Drawn Blood

The Journalist (capitalized when archetypal) knows that a writer hasn’t truly “arrived” until the day his writing is so controversial, so edgy, so contrary to the political interests of the powers that be or the moral standards of advertisers, that the article dies a silent, censored death. Much in the same way the Journalist anticipates the opportunity to sit zipper-lipped in a jail cell rather than betray an anonymous source, the Journalist anxiously waits for censorship. He has his reaction planned: He will stomp with righteous indignation into the editor’s office, throw job security to the wind, extend the one long finger representing the First Amendment, and slam the door behind him on the way out.

At least, that’s the Journalist’s fantasy. The sad reality is that censorship is far less dramatic, as the first installment of Featurewell.com editor David Wallis’s “Killed” series proved. The front cover promised “Great Journalism Too Hot to Print,” but the stories were lukewarm at best — where were the Hunter S. essays? — proving that censorship is more about wimpy and beholden editors than courageous writers.

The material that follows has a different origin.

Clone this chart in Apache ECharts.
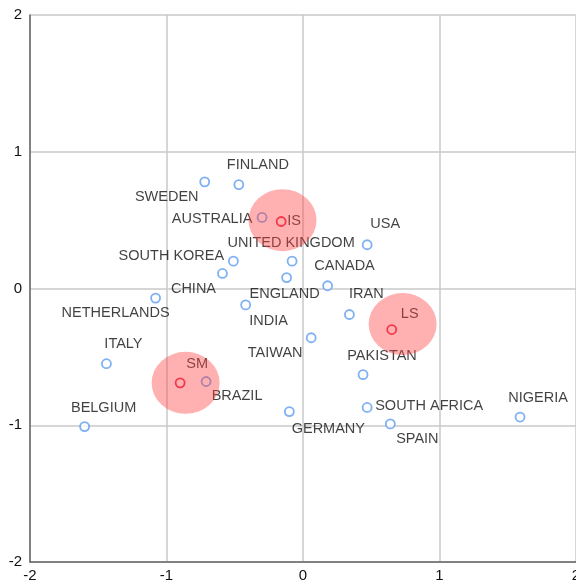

The same criticism apples to the second in the series, Killed Cartoons. With editorial cartoons, the illustrator is freer to opine and lampoon, because as opposed to “news,” parody is protected from libel law. At the same time, commissioning editors are also more mindful of shocking imagery. The squeamish browser can choose not to read articles, but images imprint themselves in the mind with even the briefest glimpse. Still, the large bulk of the book’s cartoons are surprisingly tame: A parody on the teenage saggy-pants style, killed because it shows ass-cracks; an obituary for Orville Redenbacher in which he pops out of his coffin, killed presumably for its irreverence; a pot-shot at Ronald Reagan’s attorney general Edwin Meese, killed because it would piss off the Justice Department, whose approval the Detroit Free Press needed for a merger with the Detroit News. The most shocking the cartoons get is a passing reference to anal sex in a 12-panel San Francisco Examiner cartoon and, ironically, Norman Rockwell’s post-Saturday Evening Post art, specifically a 1968 image of two marines, one black and one white, lying in a pool of blood.

The book’s strength is in the cartoonists’ testimonies about editor-wrestling. Terry Mosher (Aislin) of the Montreal Gazette kept his editor in check by faxing his censored cartoons to local drive-time DJs. R.J. Matson of the St. Louis Post-Dispatch describes his internal conflict between respecting cultural taboos and fulfilling his responsibility to comment on the Danish Mohammed cartoon controversy. There are also the obligatory dialogues about using poop, penises, and crack-smoking as visual metaphors. But the book is also heavy on editors’ post-9/11 hesistance to publish anything that could be interpreted as un-patriotic, a dead horse beat by countless other critiques.

One would like to believe in the cartoonist as Free Speech Crusader, as the Denver Post’s Mike Keefe portrays himself, continously drawing cartoons that he knows will be axed. But it’s Marin Independent Journal cartoonist Steve Greenberg who summarizes Killed Cartoons best: “The most innocuous cartoons get editors riled up.”